The Metropolitan Museum of Art, Gift of AXA Equitable, 2012
Thomas Hart Benton's "Midwest" from "America Today," 1930-31

Every year, busloads of fourth graders from around the state of Missouri are dropped off in Jefferson City and taken through the State Capitol. All of those grade schoolers are brought into the House Lounge where the walls are covered with Thomas Hart Benton’s “Social History of Missouri” mural.

“It’s like an IMAX experience before IMAX,” said Jim Bogan, an emeritus professor of art history and film at Missouri S&T. Bogan spent eight years in the late eighties and early nineties producing “Tom Benton’s Missouri,” a half hour film about the Neosho, Mo., native’s mural.

Benton was the leader of the Regionalist art movement in the first half of the twentieth century and is seen by many, including Bogan, as one of America’s foremost muralists. He also mentored and taught the famous abstract expressionist Jackson Pollock.

Even with such a resume, Benton was rarely talked about outside of Missouri over the last several decades.

“In fact, it was regarded as a bad career move to focus on his work,” said Henry Adams, a professor of art history at Case Western Reserve University in Cleveland who has written multiple books on Benton.

Adams said that Benton’s reputation suffered because he stood against the move toward abstract expressionism in art and because some saw him as a bigot. However, Adams found Benton to be “quite liberal and open-minded in both his political and social views.”

This was the prevailing view of Benton when Adams organized a major exhibition of Benton’s work at the Nelson Atkins Museum in Kansas City in 1989.

“One art critic described it as the worst exhibition he had seen in 40 years,” Adams said.

That view has started to change.

In 2012, the Metropolitan Museum of Art in New York acquired one of Benton’s most famous murals, “America Today,” which captures scenes of Americans at work in the 1920s. Two years later, the museum opened a large-scale exhibition centered on the mural entitled “Thomas Hart Benton’s America Today Mural Rediscovered.”

“I do think that the acquisition of 'America Today' by the Met is a momentous event because basically you have this painting by Benton who's an artist whose work you couldn't see very easily and that's now become kind of one of the central things in the Metropolitan Museum, in itself sort of a tourist destination,” Adams said.

“Modernism has opened up quite a lot which allows a figure like Benton to come back into the storyline in a way that’s more historically accurate,” said Randy Griffey, an associate curator of modern and contemporary art at the Met.

In addition to the exhibition, The Met commissioned the Orrin Evans’ Captain Black Big Band, a 10-piece New York jazz ensemble, to produce a musical suite inspired by Benton’s mural, which the band performed in Columbia on Thursday, February 4.

Benton’s resurgence goes beyond the Met.  
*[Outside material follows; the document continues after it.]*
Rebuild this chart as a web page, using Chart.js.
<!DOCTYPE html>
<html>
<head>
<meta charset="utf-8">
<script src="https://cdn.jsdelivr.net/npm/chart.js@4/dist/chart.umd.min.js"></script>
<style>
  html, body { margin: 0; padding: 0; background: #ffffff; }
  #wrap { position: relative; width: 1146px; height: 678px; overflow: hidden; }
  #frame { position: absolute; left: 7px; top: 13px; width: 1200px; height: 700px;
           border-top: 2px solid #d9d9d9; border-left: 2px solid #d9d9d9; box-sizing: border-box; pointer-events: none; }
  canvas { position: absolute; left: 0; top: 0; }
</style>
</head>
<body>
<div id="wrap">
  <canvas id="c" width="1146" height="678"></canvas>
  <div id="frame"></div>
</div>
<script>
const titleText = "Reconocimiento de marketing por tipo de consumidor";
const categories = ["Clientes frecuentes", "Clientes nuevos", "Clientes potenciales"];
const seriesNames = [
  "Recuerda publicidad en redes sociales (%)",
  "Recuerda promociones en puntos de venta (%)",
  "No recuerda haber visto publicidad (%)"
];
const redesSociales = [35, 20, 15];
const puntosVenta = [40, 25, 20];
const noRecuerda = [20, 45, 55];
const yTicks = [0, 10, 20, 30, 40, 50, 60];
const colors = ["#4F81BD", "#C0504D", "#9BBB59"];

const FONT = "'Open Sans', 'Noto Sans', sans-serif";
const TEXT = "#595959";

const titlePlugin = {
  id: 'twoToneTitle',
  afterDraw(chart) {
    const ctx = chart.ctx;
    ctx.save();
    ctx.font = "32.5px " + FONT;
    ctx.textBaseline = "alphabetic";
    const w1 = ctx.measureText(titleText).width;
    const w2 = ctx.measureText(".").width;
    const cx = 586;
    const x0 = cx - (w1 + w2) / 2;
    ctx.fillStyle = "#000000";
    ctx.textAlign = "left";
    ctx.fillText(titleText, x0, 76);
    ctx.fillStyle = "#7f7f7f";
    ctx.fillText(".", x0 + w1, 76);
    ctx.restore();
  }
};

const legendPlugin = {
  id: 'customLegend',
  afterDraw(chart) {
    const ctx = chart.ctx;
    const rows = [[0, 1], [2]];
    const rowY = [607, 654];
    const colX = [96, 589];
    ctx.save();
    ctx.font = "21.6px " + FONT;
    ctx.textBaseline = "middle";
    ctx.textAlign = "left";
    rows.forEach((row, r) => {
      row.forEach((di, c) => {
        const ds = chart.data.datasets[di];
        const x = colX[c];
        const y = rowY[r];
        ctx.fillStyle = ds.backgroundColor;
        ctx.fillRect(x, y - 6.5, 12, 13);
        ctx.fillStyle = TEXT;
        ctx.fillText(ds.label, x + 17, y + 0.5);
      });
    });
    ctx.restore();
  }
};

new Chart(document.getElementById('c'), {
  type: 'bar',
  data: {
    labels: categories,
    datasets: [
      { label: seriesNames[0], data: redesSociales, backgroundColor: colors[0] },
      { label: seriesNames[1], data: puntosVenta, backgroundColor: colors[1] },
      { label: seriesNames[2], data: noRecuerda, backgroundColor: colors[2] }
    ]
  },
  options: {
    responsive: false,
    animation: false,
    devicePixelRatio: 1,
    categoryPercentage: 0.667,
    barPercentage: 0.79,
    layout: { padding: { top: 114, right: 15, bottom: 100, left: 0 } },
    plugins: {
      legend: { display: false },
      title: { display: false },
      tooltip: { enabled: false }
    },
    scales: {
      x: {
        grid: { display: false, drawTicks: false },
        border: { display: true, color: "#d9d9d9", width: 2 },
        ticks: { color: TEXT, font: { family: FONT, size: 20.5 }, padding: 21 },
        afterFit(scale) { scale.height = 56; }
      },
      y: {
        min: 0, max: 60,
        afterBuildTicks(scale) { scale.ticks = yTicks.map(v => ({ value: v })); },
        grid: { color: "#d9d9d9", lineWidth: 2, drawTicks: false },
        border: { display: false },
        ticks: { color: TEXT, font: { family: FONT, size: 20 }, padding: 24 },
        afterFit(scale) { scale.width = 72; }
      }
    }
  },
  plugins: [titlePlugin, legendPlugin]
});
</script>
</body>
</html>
“I think that over the last decade it's sort of astonishing how many young art historians have written about Benton and from different perspectives,” Adams said. “I'd say the writing on Benton is probably the liveliest area of the American field at the moment, and it's attracted some of the best writing and an extraordinary diversity of viewpoint because Benton is one of those figures.”

Even though Benton was seen as a political reactionary during much of the twentieth century, the social issues he raised in his work are also drawing people’s interest.

“He is looking into issues of class. He's exploring race,” said Joan Stack, art curator the State Historical Society of Missouri.

Stack said Benton was an outlier in his day for even including African Americans in his art. “He's somebody who, if you will, saw African Americans when other people weren't seeing them,” Stack said.

“He's really the first American painter to extensively show African Americans as sort of an integral part of American society,” Adams added.

Stack and Adams both said that Benton’s representational style and his interest in political and social issues are more in line with what today’s artists are interested in than the abstract expressionism that dominated the second half of the twentieth century.